我有一個很要好的同學叫雷民,他學習很好,尤其是數學,跟我常在一起探討,我們常常為一道幾何命題的解析討論的不亦樂乎。可他還有一項愛好,就是打藍球,而在興趣方面,我那時候更多參與剪紙、刻石,甚至那自以為是的電子修理。那應是一個夏日的下午,課外活動時間我一直坐在教室里,雷民卻去操場上打了一場籃球,滿頭大汗,從近百米的操場跑回教室,他一定是渴壞了,就去抓窗台上住校生的水杯,當然是要去井房打水喝,而能喝的也只有涼水,但他似乎急燥了一點,「咣當一聲」,我那心愛的藍色茶缸就掉在了地上,我急急撿起來的時候,就發現茶缸已多處受傷,藍白相間的搪瓷掉了一地,那時候別提我的心有多痛。

那可是我擁有的第一個帶蓋的漂亮搪瓷茶缸,我一時又氣又急,抓起缸子「咚,咚」兩下子就砸在了雷民的身上,他翻眼很是不快的看著我說:「跌壞了缸子我賠你就是了,你打我幹什麼」,我一時語塞,卻有些想哭的感覺。後來他賠了我一個一模一樣的茶缸,我接受的時候雖然也感到難為情,但卻還是違心的收下了。此後我們之間的關係也變淡了些,數十年後,社會迅速發展,物質不斷豐富,每每打工,炊具一類也是走一個地方置辦一套,走時都丟散了,卻常常回想起用缸時砸同學時的那情那景。

十年寒窗,求學路古來艱辛,而今卻正在不斷變得溫馨,每每看到城市學堂里建全的校舍和生活環境,看到布設齊備的多媒體講堂和書畫中心,帶空調的教室和花色齊全的學生餐廳,就感知到這個時代孩子們的幸福,也從而理解了為什麼無數鄉下人不惜財力物力把孩子們帶進城讀書的原因。其實,如今鄉下學校的軟硬體環境也越來越好。

一個頭頂霜花的孩子被老師拍照傳給校長,再由校長發布網路,然後是無數的轉載,這本身就是一種進步。這種進步表現不僅僅是社會關注的本身,更說明這種現狀已變得另類,只有另類和非常態才會引發關注,也從而證明社會的進步讓更多孩子們享受到了溫暖的保障。
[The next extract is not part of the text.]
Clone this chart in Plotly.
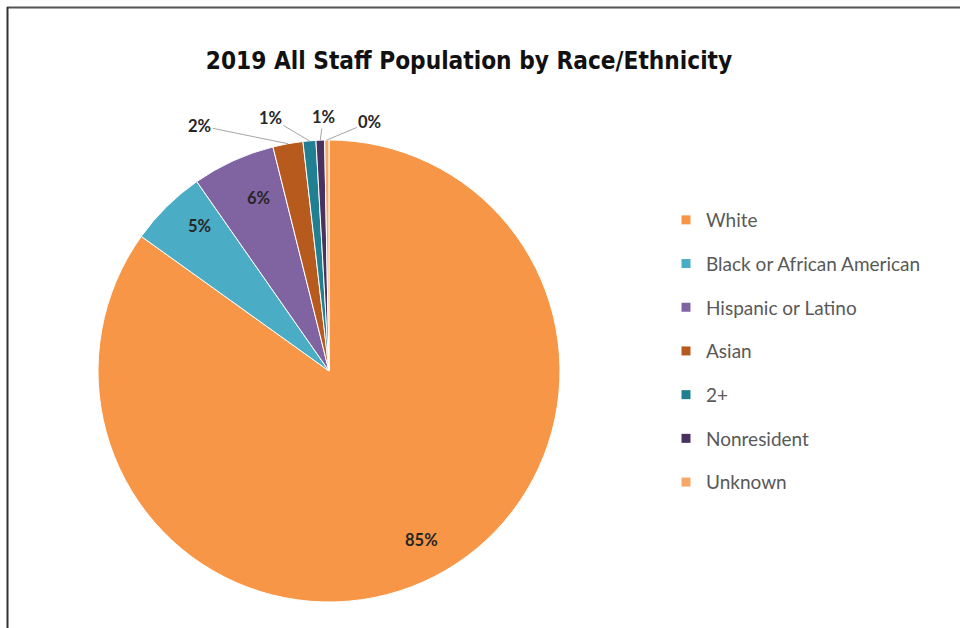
import math
import plotly.graph_objects as go

title_text = "2019 All Staff Population by Race/Ethnicity"
labels = ["White", "Black or African American", "Hispanic or Latino", "Asian",
          "2+", "Nonresident", "Unknown"]
values = [84.9, 5.4, 5.8, 2.1, 0.9, 0.6, 0.3]
colors = ["#F79646", "#4BACC6", "#8064A2", "#B65A1E", "#207F91", "#49325F", "#F7A866"]
label_inside = [True, True, True, False, False, False, False]
# pixel offsets of outside labels from the slice edge (styling only)
outside_offsets = [None, None, None, (-88, -18), (-39, -23), (3, -23), (43, -18)]

W, H = 960, 628
dom_x_px = (98, 560)
dom_y_px = (140, 602)

fig = go.Figure()
fig.add_trace(go.Pie(
    labels=labels, values=values, sort=False, direction="clockwise", rotation=0,
    marker=dict(colors=colors, line=dict(color="white", width=1)),
    textinfo="none",
    domain=dict(x=[dom_x_px[0] / W, dom_x_px[1] / W],
                y=[(H - dom_y_px[1]) / H, (H - dom_y_px[0]) / H]),
    showlegend=False, hoverinfo="label+percent",
))

for lab, col in zip(labels, colors):
    fig.add_trace(go.Scatter(
        x=[None], y=[None], mode="markers", name=lab, legendgroup=lab,
        marker=dict(symbol="square", size=9, color=col), showlegend=True,
    ))

# percentage labels placed from the pie geometry
cx = (dom_x_px[0] + dom_x_px[1]) / 2
cy = (dom_y_px[0] + dom_y_px[1]) / 2
R = min(dom_x_px[1] - dom_x_px[0], dom_y_px[1] - dom_y_px[0]) / 2
total = sum(values)
label_font = dict(family="Lato, Open Sans, sans-serif", size=16.5, color="#262626", weight="bold")
annotations = []
cum = 0.0
for v, inside, off in zip(values, label_inside, outside_offsets):
    mid = (cum + v / 2) / total * 2 * math.pi
    cum += v
    txt = f"{round(v / total * 100)}%"
    if inside:
        px = cx + 0.88 * R * math.sin(mid)
        py = cy - 0.88 * R * math.cos(mid)
        annotations.append(dict(x=px / W, y=1 - py / H, xref="paper", yref="paper",
                                text=txt, showarrow=False, font=label_font))
    else:
        px = cx + R * math.sin(mid)
        py = cy - R * math.cos(mid)
        annotations.append(dict(x=px / W, y=1 - py / H, xref="paper", yref="paper",
                                text=txt, showarrow=True, arrowhead=0, arrowwidth=1,
                                arrowcolor="#A6A6A6", ax=off[0], ay=off[1], standoff=0,
                                font=label_font))

fig.update_layout(
    width=W, height=H,
    margin=dict(l=0, r=0, t=0, b=0),
    paper_bgcolor="white", plot_bgcolor="white",
    title=dict(text=title_text, x=469 / W, xanchor="center", y=1 - 61 / H, yanchor="middle",
               font=dict(family="DejaVu Sans Condensed, DejaVu Sans",
                         size=24.2, color="#111111", weight="bold")),
    xaxis=dict(visible=False), yaxis=dict(visible=False),
    legend=dict(x=666 / W, xanchor="left", y=1 - 201 / H, yanchor="top",
                font=dict(family="Lato, Open Sans, sans-serif", size=19, color="#595959"),
                tracegroupgap=16, bgcolor="rgba(0,0,0,0)"),
    annotations=annotations,
    shapes=[
        dict(type="line", xref="paper", yref="paper", x0=7 / W, x1=1, y0=1 - 7.5 / H, y1=1 - 7.5 / H,
             line=dict(color="#555555", width=2)),
        dict(type="line", xref="paper", yref="paper", x0=7.5 / W, x1=7.5 / W, y0=0, y1=1 - 7 / H,
             line=dict(color="#333333", width=2)),
    ],
)

fig.write_html("out.html", config={"displayModeBar": False},
               post_script="document.body.style.margin='0px';")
孩子是三年級學生,是留守兒童,這卻是當下社會面對的命題,關注孩子,應更多關注孩子的生存和教育,長遠思考移民時代的移民代價,並讓更多能承擔責任的父母都承擔起責任,畢竟三歲的孩子還小,上學路上的保暖和安全還需要監護人更多的保障,父母大於天,孩子的冷暖應更多在父母的心裡,因為時代已變得如此溫暖。